Annie attended the public schools of Eatonton. After she graduated from high school in 1896, Annie enrolled at the Atlanta University.  Life was difficult for Annie and her family after Rev. Taylor died all too young.    She was educated in the field of education and took her first job in her hometown.    Miss Taylor moved out of town and taught in the Putnam County schools before moving to Jasper, Dodge and Laurens Counties.   In her spare time and between school terms, Annie was quite a successful dressmaker and fancy seamstress.

It was during her tenure in Laurens County that Annie met Dr. Adolphus Yarborough.  They fell in love and married on February 22, 1906.    Adolphus Yarborough learned his dental skills while working as an office boy.   Before he entered Dental School, Adolphus worked as a porter.   He was regarded by many as the best mechanical dentist of his race in Georgia.    Adolphus Yarborough, born in September 1881,  was a son of Nelson and Charley Yarborough and was the first African American dentist to practice in Laurens County.  When they first got married, Adolphus and Annie lived in his father's home on Marion Street in Dublin. 

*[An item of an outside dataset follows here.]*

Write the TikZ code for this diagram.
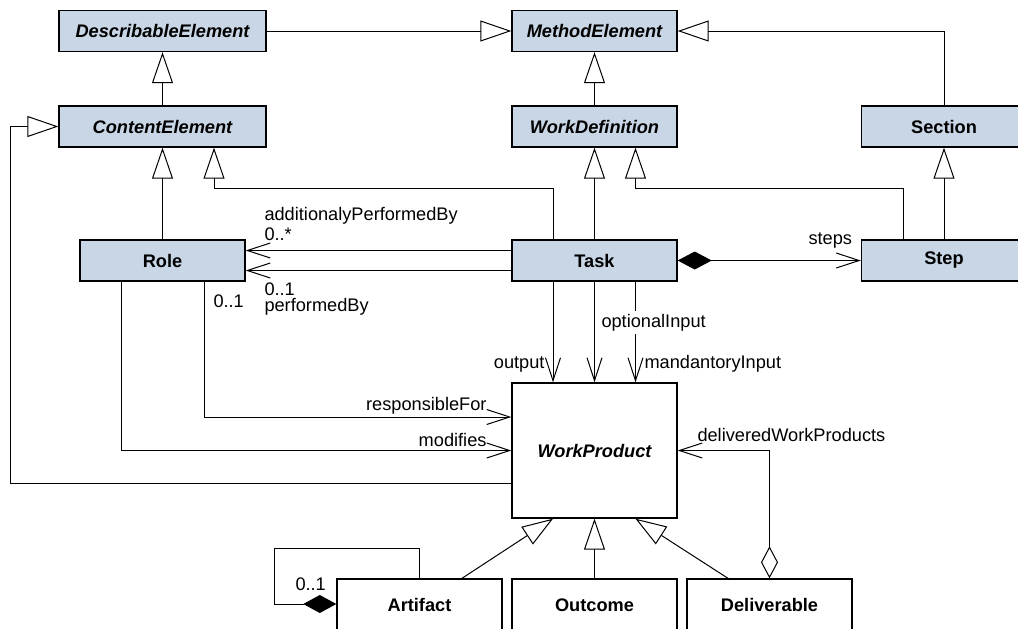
\documentclass[tikz,border=0pt]{standalone}
\usepackage{fontspec}
\setmainfont{Liberation Sans}
\usetikzlibrary{arrows.meta,calc}
\definecolor{clsfill}{RGB}{200,214,229}

\begin{document}
\begin{tikzpicture}[x=0.5pt,y=-0.5pt,line width=0.5pt,
		cls/.style={draw,line width=0.7pt,fill=clsfill,minimum width=82.5pt,minimum height=20.5pt,inner sep=0pt,font=\fontsize{9.1}{11}\selectfont\bfseries},
		abscls/.style={cls,font=\fontsize{9.1}{11}\selectfont\bfseries\itshape},
		wide/.style={minimum width=103.5pt},
		lbl/.style={inner sep=0pt,font=\fontsize{9.1}{11}\selectfont},
		gen/.style={-{Triangle[open,length=15.5pt,width=10.5pt]}},
		nav/.style={-{Straight Barb[length=11.5pt,width=7.5pt]}},
		comp/.style={{Diamond[length=17pt,width=9pt]}-{Straight Barb[length=11.5pt,width=7.5pt]}},
		aggr/.style={{Diamond[open,length=16pt,width=8.5pt]}-{Straight Barb[length=11.5pt,width=7.5pt]}}]
		\path[use as bounding box,clip] (0,0) rectangle (1018,628);
		% classes
		\node[abscls,wide] (DE) at (162.5,31) {DescribableElement};
		\node[abscls] (ME) at (594.5,31) {MethodElement};
		\node[abscls,wide] (CE) at (162.5,126.5) {ContentElement};
		\node[abscls] (WD) at (594.5,126.5) {WorkDefinition};
		\node[cls] (Sec) at (944,126.5) {Section};
		\node[cls] (Role) at (162.5,260.5) {Role};
		\node[cls] (Task) at (594.5,260.5) {Task};
		\node[cls] (Step) at (944,260.5) {Step};
		\node[abscls,fill=white,minimum height=67.5pt] (WP) at (594.5,450.5) {WorkProduct};
		\node[cls,fill=white,minimum height=26pt] (Art) at (419.5,605) {Artifact};
		\node[cls,fill=white,minimum height=26pt] (Out) at (594.5,605) {Outcome};
		\node[cls,fill=white,minimum height=26pt] (Del) at (769.5,605) {Deliverable};
		% generalizations
		\draw[gen] (DE) -- (ME);
		\draw[gen] (Sec.north) |- (ME.east);
		\draw[gen] (CE) -- (DE);
		\draw[gen] (WD) -- (ME);
		\draw[gen] (Step) -- (Sec);
		\draw[gen] (Role) -- (CE);
		\draw[gen] (Task) -- (WD);
		\draw[gen] ($(Task.north)+(-41,0)$) |- ($(CE.south)+(51.5,41)$) -- ($(CE.south)+(51.5,0)$);
		\draw[gen] ($(Step.north)+(-41,0)$) |- ($(WD.south)+(41,41)$) -- ($(WD.south)+(41,0)$);
		\draw[gen] ($(WP.west)+(0,32.5)$) -- ++(-501,0) |- (CE.west);
		\draw[gen] ($(Art.north)+(42.5,0)$) -- ($(WP.south)+(-41.5,0)$);
		\draw[gen] (Out) -- (WP);
		\draw[gen] ($(Del.north)+(-41.5,0)$) -- ($(WP.south)+(41,0)$);
		% associations
		\draw[nav] ($(Task.west)+(0,-10)$) -- ($(Role.east)+(0,-10)$);
		\draw[nav] ($(Task.west)+(0,10)$) -- ($(Role.east)+(0,10)$);
		\draw[comp] (Task) -- (Step);
		\foreach \dx in {-41.5,0,41}
			\draw[nav] ($(Task.south)+(\dx,0)$) -- ($(WP.north)+(\dx,0)$);
		\draw[nav] ($(Role.south)+(41.5,0)$) |- ($(WP.west)+(0,-33.5)$);
		\draw[nav] ($(Role.south)+(-41.5,0)$) |- (WP.west);
		\draw[aggr] (Del.north) |- (WP.east);
		\draw[{Diamond[length=16.5pt,width=9pt]}-] ($(Art.west)+(0,-1)$) -- ++(-62,0) -- ++(0,-56) -| (Art.north);
		% labels
		\node[lbl,anchor=base west] (lAdd) at (264,220) {additionalyPerformedBy};
		\node[lbl,anchor=base west] (lAddM) at (264,240) {0..*};
		\node[lbl,anchor=base west] (lPerfM) at (264,295) {0..1};
		\node[lbl,anchor=base west] (lPerf) at (264,311) {performedBy};
		\node[lbl,anchor=base west] (lRespM) at (213,307) {0..1};
		\node[lbl,anchor=base west] (lSteps) at (808,244) {steps};
		\node[lbl,anchor=base west,fill=white,inner ysep=1.5pt] (lOpt) at (601,327) {optionalInput};
		\node[lbl,anchor=base east] (lOut) at (545,368) {output};
		\node[lbl,anchor=base west] (lMand) at (644,368) {mandantoryInput};
		\node[lbl,anchor=base east] (lResp) at (487,410) {responsibleFor};
		\node[lbl,anchor=base east] (lMod) at (487,446) {modifies};
		\node[lbl,anchor=base west] (lDel) at (697,441) {deliveredWorkProducts};
		\node[lbl,anchor=base west] (lArtM) at (295,590) {0..1};
	\end{tikzpicture}
\end{document}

Annie longed to work beside her husband.  Adolphus' office hours and home visits rarely allowed the couple to see each other, so Annie made up her mind that she was going to become a dentist.  There was only one problem.  There were no black female dentists and Georgia and no black dental schools in the state either.   

Annie had to leave Dublin and move to Nashville, Tennessee where she enrolled at Meharry Medical College.  During her first year at Meharry, Annie was elected to teach sewing and domestic science at Walden University.  In another rarity, Annie was both a student and a teacher at the same time.  

In the spring of 1910, Annie Taylor Yarborough walked across the stage and accepted her diploma as a graduate.  Dr. Ida Mae Hiram, credited as the first female African-American dentist in Georgia was also a member of Class of 1910.    Later that same year Dr. Hiram passed the dental board examinations and joined her husband in their dental office in Athens.    It would be another year before Dr. Yarborough would be officially licensed to practice in Georgia.

Dr. Yarborough was active in the Baptist Church.  She was an outstanding member of the Household of Ruth and the Court of Calenthe.  

The onset of World War I provided new opportunities for dental students and practicing dentists as well.  Black dentists finally thought this may be their chance to expand their practices beyond their own race.  Applications to the newly created Dental Reserve Corps poured in.  Annie Yarborough was one of the first to apply.  On June 6, 1917, just two months after the United States officially entered the war, Dr. Yarborough volunteered for service.  Her two brothers had served in the 9th and 10th Cavalry during the Spanish American War and at the age of thirty four, Annie believed it was her duty to serve her country.  She informed the Army that she was one of the few female dentists in her state (either black or white) and had completed four years of dental education at Meharry College.

Four weeks later, the office of the Surgeon General of the Army issued its standard denial of all women applicants, though the offer was appreciated.  As the war progressed, the policy of no women in the Dental Corps changed. 

During, or shortly after the war, the Yarboroughs divorced.  Annie, with no children, changed her name back to her maiden name and lived in a house at 626 South Jefferson Street in Dublin with her mother and her sister Leola Smith and her husband Henry.

Following the 1920 Census, Dr. Annie Taylor seems to vanish from Dublin.  I could find no records of her.  Perhaps she, like her father, died young.  Maybe she moved to another town.  Who knows?  If you know, contact me immediately.

Dr. Annie Taylor Yarborough was a woman of high integrity, high education and one whom all of Laurens County can rightfully and deservedly be proud of.